Stated problem: The material below holds pictures; leave them out and reproduce exactly the lines from the one with "Write a LaTeX" through the one with "(0,0) rectangle (608,420);", inclusive.

○ ○ ○ ○

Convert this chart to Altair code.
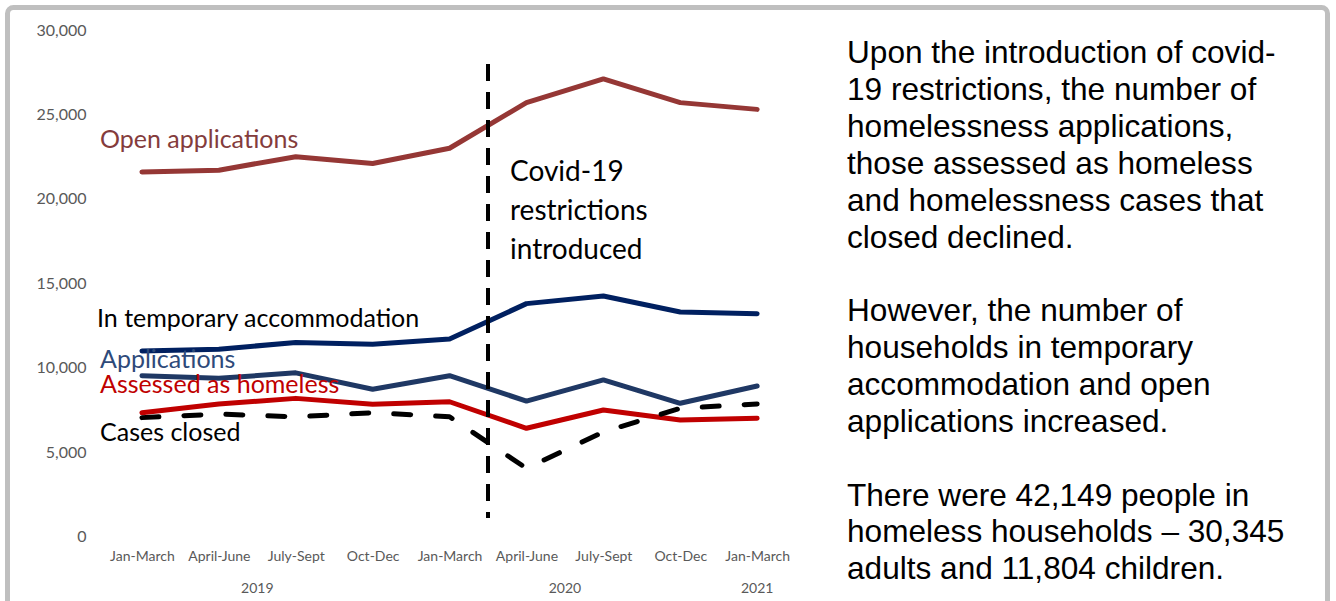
import json
import altair as alt
import pandas as pd

# ---------------- data ----------------
quarters = ["Jan-March", "April-June", "July-Sept", "Oct-Dec",
            "Jan-March", "April-June", "July-Sept", "Oct-Dec", "Jan-March"]
quarter_years = ["2019", "2019", "2019", "2019",
                 "2020", "2020", "2020", "2020", "2021"]

series_names = ["Open applications", "In temporary accommodation",
                "Applications", "Assessed as homeless", "Cases closed"]
open_applications = [21600, 21700, 22500, 22100, 23000, 25700, 27100, 25700, 25300]
temporary_accommodation = [11000, 11100, 11500, 11400, 11700, 13800, 14250, 13300, 13200]
applications = [9530, 9380, 9700, 8730, 9530, 8030, 9280, 7900, 8920]
assessed_homeless = [7340, 7860, 8190, 7840, 7990, 6420, 7500, 6910, 7010]
cases_closed = [7050, 7260, 7100, 7340, 7100, 4050, 6200, 7600, 7860]

y_ticks = [0, 5000, 10000, 15000, 20000, 25000, 30000]
covid_break_after = 4  # restrictions introduced after the 5th quarter (Jan-March 2020)

commentary_paragraphs = [
    ["Upon the introduction of covid-",
     "19 restrictions, the number of",
     "homelessness applications,",
     "those assessed as homeless",
     "and homelessness cases that",
     "closed declined."],
    ["However, the number of",
     "households in temporary",
     "accommodation and open",
     "applications increased."],
    ["There were 42,149 people in",
     "homeless households \u2013 30,345",
     "adults and 11,804 children."],
]
covid_note = ["Covid-19", "restrictions", "introduced"]

# ---------------- tables ----------------
all_values = [open_applications, temporary_accommodation, applications,
              assessed_homeless, cases_closed]
rows = []
for name, vals in zip(series_names, all_values):
    for i, v in enumerate(vals):
        rows.append({"series": name, "idx": i, "value": v})
df = pd.DataFrame(rows)

year_rows = []
for yr in sorted(set(quarter_years)):
    idxs = [i for i, y in enumerate(quarter_years) if y == yr]
    year_rows.append({"year": yr, "pos": sum(idxs) / len(idxs)})
years_df = pd.DataFrame(year_rows)

colors = ["#953735", "#002060", "#1F3864", "#C00000", "#000000"]
label_colors = ["#843C3C", "#000000", "#2E4A7A", "#C00000", "#000000"]

PAD_L, PAD_T = 103.5, 30
W, H = 692.1, 506.7
FONT = "Lato"

x_scale = alt.Scale(domain=[-0.5, len(quarters) - 0.5], nice=False, zero=False)
y_scale = alt.Scale(domain=[0, 30000], nice=False)

label_expr = json.dumps(quarters) + "[datum.value]"

base = alt.Chart(df)

x_enc = alt.X("idx:Q", scale=x_scale,
              axis=alt.Axis(values=list(range(len(quarters))), labelExpr=label_expr,
                            grid=False, domain=False, ticks=False, title=None,
                            labelFont=FONT, labelFontSize=14, labelColor="#595959",
                            labelPadding=13, labelFlush=False, labelOverlap=False))
y_enc = alt.Y("value:Q", scale=y_scale,
              axis=alt.Axis(values=y_ticks, format=",.0f", grid=False, domain=False,
                            ticks=False, title=None, labelFont=FONT, labelFontSize=16,
                            labelColor="#595959", labelPadding=17.5))

solid = base.transform_filter(alt.datum.series != "Cases closed").mark_line(
    strokeWidth=5, strokeCap="round", strokeJoin="round"
).encode(
    x=x_enc, y=y_enc,
    color=alt.Color("series:N", scale=alt.Scale(domain=series_names, range=colors), legend=None),
    detail="series:N",
)

dashed = base.transform_filter(alt.datum.series == "Cases closed").mark_line(
    strokeWidth=5, strokeCap="round", strokeJoin="round", strokeDash=[17, 25], color="#000000"
).encode(x=alt.X("idx:Q", scale=x_scale), y=alt.Y("value:Q", scale=y_scale))

covid_rule = alt.Chart(pd.DataFrame({"pos": [covid_break_after + 0.5]})).mark_rule(
    color="#000000", strokeWidth=4, strokeDash=[17, 11]
).encode(
    x=alt.X("pos:Q", scale=x_scale),
    y=alt.value(64 - PAD_T),
    y2=alt.value(518 - PAD_T),
)

year_text = alt.Chart(years_df).mark_text(
    font=FONT, fontSize=14, color="#595959", align="center", baseline="alphabetic"
).encode(
    x=alt.X("pos:Q", scale=x_scale),
    y=alt.value(593.3 - PAD_T),
    text="year:N",
)


def label(text, x, y, color, size, line_height=None, font=FONT):
    kw = dict(text=text, font=font, fontSize=size, color=color, align="left",
              baseline="alphabetic")
    if line_height is not None:
        kw["lineHeight"] = line_height
    return alt.Chart(alt.Data(values=[{}])).mark_text(**kw).encode(
        x=alt.value(x - PAD_L), y=alt.value(y - PAD_T))


series_label_pos = {
    "Open applications": (100, 148),
    "In temporary accommodation": (97, 326.7),
    "Applications": (100, 368.3),
    "Assessed as homeless": (100, 393.3),
    "Cases closed": (100, 441),
}
series_labels = [
    label(name, *series_label_pos[name], lc, 25)
    for name, lc in zip(series_names, label_colors)
]

covid_label = label(covid_note, 510, 181, "#000000", 28, line_height=39)

LINE_H = 36.86
commentary_layers = []
line_no = 0
for para in commentary_paragraphs:
    commentary_layers.append(
        label(para, 847, 63.3 + line_no * LINE_H, "#000000", 31.6,
              line_height=LINE_H, font="Liberation Sans"))
    line_no += len(para) + 1

frame = alt.Chart(alt.Data(values=[{}])).mark_rect(
    fill="transparent", stroke="#BFBFBF", strokeWidth=5, cornerRadius=6
).encode(
    x=alt.value(7.5 - PAD_L), x2=alt.value(1327.5 - PAD_L),
    y=alt.value(7.5 - PAD_T), y2=alt.value(640 - PAD_T),
)

chart = alt.layer(
    frame, solid, dashed, covid_rule, year_text, *series_labels, covid_label, *commentary_layers
).properties(
    width=W, height=H,
    autosize="none",
    padding={"left": PAD_L, "top": PAD_T, "right": 1336 - PAD_L - W, "bottom": 601 - PAD_T - H},
    background="#FFFFFF",
).configure_view(strokeWidth=0)

chart.save("out.html", embed_options={"renderer": "svg", "actions": False})
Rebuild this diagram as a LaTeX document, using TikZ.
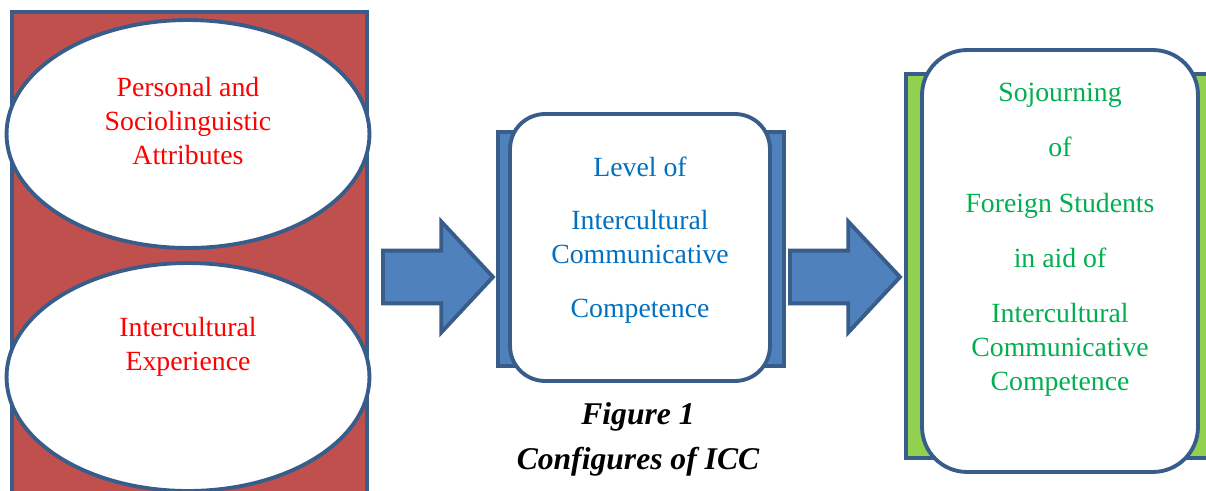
\documentclass[tikz,border=0pt]{standalone}
\usepackage{fontspec}
\setmainfont{Liberation Serif}
\usetikzlibrary{shapes.geometric,shapes.arrows}
\definecolor{edgeblue}{HTML}{385D8A}
\definecolor{brickred}{HTML}{C0504D}
\definecolor{arrowblue}{HTML}{4F81BD}
\definecolor{leafgreen}{HTML}{92D050}
\definecolor{txtred}{HTML}{FF0000}
\definecolor{txtblue}{HTML}{0070C0}
\definecolor{txtgreen}{HTML}{00B050}
\begin{document}
\begin{tikzpicture}[x=0.02cm,y=-0.02cm,inner sep=0pt,outer sep=0pt,line width=2.2pt,
backblock/.style={draw=edgeblue,rectangle},
bubble/.style={draw=edgeblue,fill=white,ellipse,minimum width=7.26cm,minimum height=4.56cm},
roundblock/.style={draw=edgeblue,fill=white,rectangle},
fatarrow/.style={draw=edgeblue,fill=arrowblue,single arrow,single arrow head extend=0.58cm,single arrow tip angle=94,text height=0.98cm,text depth=0pt,minimum width=2.14cm,minimum height=2.2cm,anchor=tail},
bodytext/.style={align=center,font=\fontsize{15.8}{19.4}\selectfont}]
\clip (0,0) rectangle (1206,490);
\draw (189.5,269.5) node[backblock,fill=brickred,minimum width=7.1cm,minimum height=10.3cm] (inputs) {};
\draw (188,134) node[bubble] (attrs) {};
\draw (188,377) node[bubble] (exper) {};
\draw (188,121) node[bodytext,text=txtred] (attrstext) {Personal and\\Sociolinguistic\\Attributes};
\draw (188,347) node[bodytext,text=txtred] (expertext) {Intercultural\\Experience};
\draw (383,277) node[fatarrow] (arrowA) {};
\draw (641,249) node[backblock,fill=arrowblue,minimum width=5.72cm,minimum height=4.68cm] (iccback) {};
\draw (640,247.5) node[roundblock,rounded corners=0.7cm,minimum width=5.2cm,minimum height=5.34cm] (icc) {};
\draw (640,240) node[bodytext,text=txtblue] (icctext) {Level of\\[11pt]Intercultural\\Communicative\\[11pt]Competence};
\draw (790,277) node[fatarrow] (arrowB) {};
\draw (1061,266) node[backblock,fill=leafgreen,minimum width=6.2cm,minimum height=7.68cm] (sojback) {};
\draw (1060,261) node[roundblock,rounded corners=0.9cm,minimum width=5.52cm,minimum height=8.44cm] (soj) {};
\draw (1060,240) node[bodytext,text=txtgreen] (sojtext) {Sojourning\\[12pt]of\\[12pt]Foreign Students\\[12pt]in aid of\\[12pt]Intercultural\\Communicative\\Competence};
\draw (638,439) node[align=center,font=\bfseries\itshape\fontsize{18}{25.6}\selectfont] (caption) {Figure 1\\Configures of ICC};
\end{tikzpicture}
\end{document}
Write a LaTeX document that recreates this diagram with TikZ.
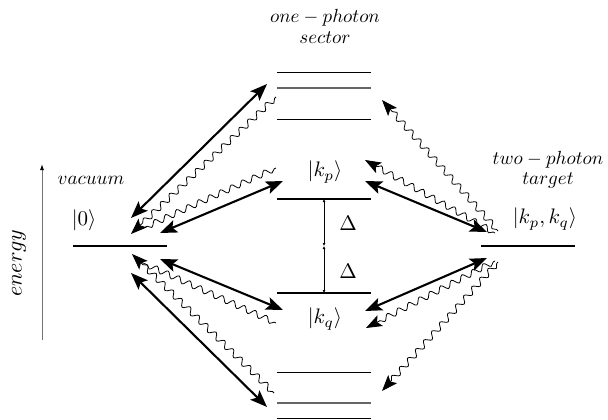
\documentclass[tikz,border=0pt]{standalone}
\usetikzlibrary{arrows.meta,decorations.pathmorphing}
\begin{document}
\begin{tikzpicture}[x=1pt,y=-1pt,
  thicklevel/.style={line width=2.8pt},
  thinlevel/.style={line width=1pt},
  graylevel/.style={line width=1.2pt, black!60},
  dbl/.style={line width=2.1pt, {Stealth[length=17pt,width=13pt,inset=3.5pt]}-{Stealth[length=17pt,width=13pt,inset=3.5pt]}},
  wavyhead/.style={line width=0.8pt, -{Stealth[length=16pt,width=12pt,inset=3.5pt]}, decorate,
     decoration={snake, amplitude=3pt, segment length=12pt, pre length=2pt, post length=11pt}},
  wavyplain/.style={line width=0.8pt, decorate,
     decoration={snake, amplitude=3pt, segment length=12pt, pre length=2pt, post length=3pt}},
  lab/.style={scale=1.9},
  ket/.style={scale=2.1},
  tinyarr/.style={line width=0.9pt, {Latex[length=3pt,width=3pt]}-{Latex[length=3pt,width=3pt]}}]
\useasboundingbox (0,0) rectangle (608,420);

% level end points
\coordinate (v1) at (73,246);  \coordinate (v2) at (167,246);
\coordinate (t1) at (481,246); \coordinate (t2) at (575,246);
\coordinate (p1) at (277,199); \coordinate (p2) at (371,199);
\coordinate (q1) at (277,293); \coordinate (q2) at (371,293);
\coordinate (u1a) at (277,73);  \coordinate (u1b) at (371,73);
\coordinate (u2a) at (277,88);  \coordinate (u2b) at (371,88);
\coordinate (u3a) at (277,119); \coordinate (u3b) at (371,119);
\coordinate (l1a) at (277,372); \coordinate (l1b) at (371,372);
\coordinate (l2a) at (277,403); \coordinate (l2b) at (371,403);
\coordinate (l3a) at (277,418); \coordinate (l3b) at (371,418);

% levels
\draw[thicklevel] (v1) -- (v2);
\draw[thicklevel] (t1) -- (t2);
\draw[thicklevel] (p1) -- (p2);
\draw[thicklevel] (q1) -- (q2);
\draw[thinlevel] (u1a) -- (u1b);
\draw[graylevel] (u2a) -- (u2b);
\draw[thinlevel] (u3a) -- (u3b);
\draw[thinlevel] (l1a) -- (l1b);
\draw[graylevel] (l2a) -- (l2b);
\draw[thinlevel] (l3a) -- (l3b);

% Delta arrows
\coordinate (d1) at (324,199); \coordinate (dm) at (324,246); \coordinate (d2) at (324,293);
\draw[tinyarr] (d1) -- (dm);
\draw[tinyarr] (dm) -- (d2);
\node[ket] (delta1) at (348,223) {$\Delta$};
\node[ket] (delta2) at (348,271) {$\Delta$};

% energy axis
\coordinate (e1) at (42,340); \coordinate (e2) at (42,164);
\draw[black!55, line width=1pt, -{Latex[length=6pt,width=4pt,black]}] (e1) -- (e2);
\node[scale=2.2, rotate=90] (energy) at (19,263) {$energy$};

% labels
\node[lab] (vac) at (91,180) {$vacuum$};
\node[ket] (ket0) at (84,220) {$|0\rangle$};
\node[lab] (one) at (325,18) {$one-photon$};
\node[lab] (sec) at (325,38) {$sector$};
\node[ket] (kp) at (325,172) {$|k_p\rangle$};
\node[ket] (kq) at (325,319) {$|k_q\rangle$};
\node[lab] (two) at (548,160) {$two-photon$};
\node[lab] (tar) at (548,181) {$target$};
\node[ket] (kpq) at (545,219) {$|k_p,k_q\rangle$};

% straight double arrows
\coordinate (a1s) at (131,218); \coordinate (a1e) at (267,84);
\coordinate (a2s) at (160,233); \coordinate (a2e) at (283,181);
\coordinate (a3s) at (160,259); \coordinate (a3e) at (283,310);
\coordinate (a4s) at (131,273); \coordinate (a4e) at (267,407);
\coordinate (a5s) at (365,181); \coordinate (a5e) at (487,232);
\coordinate (a6s) at (365,311); \coordinate (a6e) at (487,258);
\draw[dbl] (a1s) -- (a1e);
\draw[dbl] (a2s) -- (a2e);
\draw[dbl] (a3s) -- (a3e);
\draw[dbl] (a4s) -- (a4e);
\draw[dbl] (a5s) -- (a5e);
\draw[dbl] (a6s) -- (a6e);

% wavy arrows
\coordinate (w1s) at (276,97);  \coordinate (w1e) at (131,234);
\coordinate (w2s) at (276,168); \coordinate (w2e) at (141,229);
\coordinate (w3s) at (276,323); \coordinate (w3e) at (141,262);
\coordinate (w4s) at (274,393); \coordinate (w4e) at (132,254);
\coordinate (w5s) at (498,231); \coordinate (w5e) at (382,100);
\coordinate (w6s) at (495,233); \coordinate (w6e) at (365,160);
\coordinate (w7s) at (495,261); \coordinate (w7e) at (366,328);
\coordinate (w8s) at (498,262); \coordinate (w8e) at (382,391);
\draw[wavyhead] (w1s) -- (w1e);
\draw[wavyplain] (w2s) -- (w2e);
\draw[wavyplain] (w3s) -- (w3e);
\draw[wavyhead] (w4s) -- (w4e);
\draw[wavyhead] (w5s) -- (w5e);
\draw[wavyhead] (w6s) -- (w6e);
\draw[wavyhead] (w7s) -- (w7e);
\draw[wavyhead] (w8s) -- (w8e);
\end{tikzpicture}
\end{document}
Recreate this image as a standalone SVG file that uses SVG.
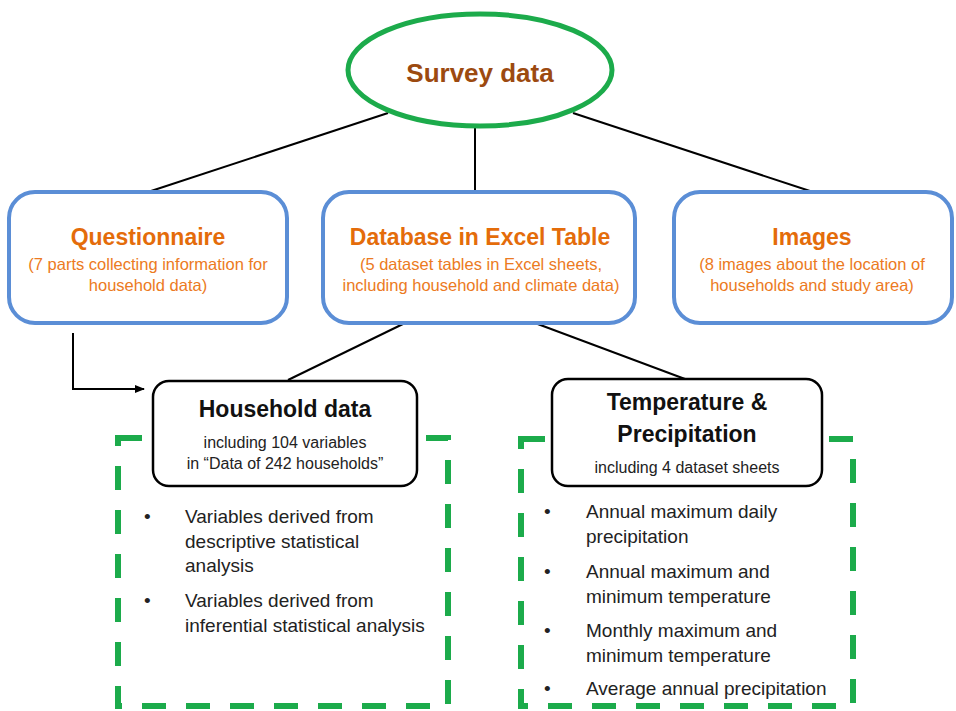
<svg xmlns="http://www.w3.org/2000/svg" width="956" height="711" viewBox="0 0 956 711">
<defs>
<style>
.t{font-family:"Liberation Sans",Arial,sans-serif;}
.blue{fill:#fff;stroke:#5b8ed6;stroke-width:4;}
.blk{fill:#fff;stroke:#000;stroke-width:2.5;}
.h1{font-size:23px;font-weight:bold;fill:#e46c0a;text-anchor:middle;}
.s1{font-size:16.5px;fill:#ec7a22;text-anchor:middle;}
.h2{font-size:23px;font-weight:bold;fill:#111;text-anchor:middle;}
.s2{font-size:16px;fill:#222;text-anchor:middle;}
.b{font-size:19px;fill:#222;}
.dash{fill:none;stroke:#1cab4b;stroke-width:6;stroke-dasharray:24 20;}
.con{fill:none;stroke:#000;stroke-width:2;}
</style>
<marker id="arr" markerWidth="10" markerHeight="10" refX="9" refY="5" orient="auto" markerUnits="userSpaceOnUse">
<path d="M0,1 L10,5 L0,9 z" fill="#000"/>
</marker>
</defs>
<rect width="956" height="711" fill="#fff"/>

<g id="connectors">
<line class="con" x1="388" y1="113" x2="148" y2="192"/>
<line class="con" x1="475" y1="127" x2="475" y2="192"/>
<line class="con" x1="573" y1="113" x2="813" y2="192"/>
<line class="con" x1="405" y1="323" x2="288" y2="380"/>
<line class="con" x1="535" y1="323" x2="685" y2="379"/>
<path class="con" d="M73,333 L73,389 L144,389" marker-end="url(#arr)"/>
</g>

<g id="dashed-household">
<rect class="dash" x="118" y="438" width="330" height="268"/>
</g>
<g id="dashed-climate">
<rect class="dash" x="521" y="439" width="332" height="267"/>
</g>

<g id="survey">
<ellipse cx="480" cy="70" rx="132" ry="56" fill="#fff" stroke="#1cab4b" stroke-width="5"/>
<text class="t" x="480" y="82" font-size="26" font-weight="bold" fill="#9c4a10" text-anchor="middle">Survey data</text>
</g>

<g id="questionnaire">
<rect class="blue" x="9" y="192" width="278" height="131" rx="26"/>
<text class="t h1" x="148" y="245">Questionnaire</text>
<text class="t s1" x="148" y="270">(7 parts collecting information for</text>
<text class="t s1" x="148" y="291">household data)</text>
</g>

<g id="database">
<rect class="blue" x="323" y="192" width="312" height="131" rx="26"/>
<text class="t h1" x="480" y="245">Database in Excel Table</text>
<text class="t s1" x="481" y="270">(5 dataset tables in Excel sheets,</text>
<text class="t s1" x="481" y="291">including household and climate data)</text>
</g>

<g id="images">
<rect class="blue" x="674" y="192" width="278" height="131" rx="26"/>
<text class="t h1" x="812" y="245">Images</text>
<text class="t s1" x="812" y="270">(8 images about the location of</text>
<text class="t s1" x="812" y="291">households and study area)</text>
</g>

<g id="household">
<rect class="blk" x="153" y="381" width="264" height="105" rx="16"/>
<text class="t h2" x="285" y="417">Household data</text>
<text class="t s2" x="285" y="448">including 104 variables</text>
<text class="t s2" x="285" y="469">in “Data of 242 households”</text>
</g>

<g id="temperature">
<rect class="blk" x="552" y="379" width="270" height="107" rx="16"/>
<text class="t h2" x="687" y="410">Temperature &amp;</text>
<text class="t h2" x="687" y="442">Precipitation</text>
<text class="t s2" x="687" y="473">including 4 dataset sheets</text>
</g>

<g id="household-list">
<text class="t b" x="144" y="523">•</text>
<text class="t b" x="185" y="523">Variables derived from</text>
<text class="t b" x="185" y="548">descriptive statistical</text>
<text class="t b" x="185" y="572">analysis</text>
<text class="t b" x="144" y="607">•</text>
<text class="t b" x="185" y="607">Variables derived from</text>
<text class="t b" x="185" y="632">inferential statistical analysis</text>
</g>

<g id="climate-list">
<text class="t b" x="544" y="518">•</text>
<text class="t b" x="586" y="518">Annual maximum daily</text>
<text class="t b" x="586" y="543">precipitation</text>
<text class="t b" x="544" y="578">•</text>
<text class="t b" x="586" y="578">Annual maximum and</text>
<text class="t b" x="586" y="603">minimum temperature</text>
<text class="t b" x="544" y="637">•</text>
<text class="t b" x="586" y="637">Monthly maximum and</text>
<text class="t b" x="586" y="662">minimum temperature</text>
<text class="t b" x="544" y="695">•</text>
<text class="t b" x="586" y="695">Average annual precipitation</text>
</g>
</svg>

○ ○ ○ ○

Task result:
Write a LaTeX document that recreates this diagram with TikZ.
\documentclass[tikz,border=0pt]{standalone}
\usetikzlibrary{arrows.meta,decorations.pathmorphing}
\begin{document}
\begin{tikzpicture}[x=1pt,y=-1pt,
  thicklevel/.style={line width=2.8pt},
  thinlevel/.style={line width=1pt},
  graylevel/.style={line width=1.2pt, black!60},
  dbl/.style={line width=2.1pt, {Stealth[length=17pt,width=13pt,inset=3.5pt]}-{Stealth[length=17pt,width=13pt,inset=3.5pt]}},
  wavyhead/.style={line width=0.8pt, -{Stealth[length=16pt,width=12pt,inset=3.5pt]}, decorate,
     decoration={snake, amplitude=3pt, segment length=12pt, pre length=2pt, post length=11pt}},
  wavyplain/.style={line width=0.8pt, decorate,
     decoration={snake, amplitude=3pt, segment length=12pt, pre length=2pt, post length=3pt}},
  lab/.style={scale=1.9},
  ket/.style={scale=2.1},
  tinyarr/.style={line width=0.9pt, {Latex[length=3pt,width=3pt]}-{Latex[length=3pt,width=3pt]}}]
\useasboundingbox (0,0) rectangle (608,420);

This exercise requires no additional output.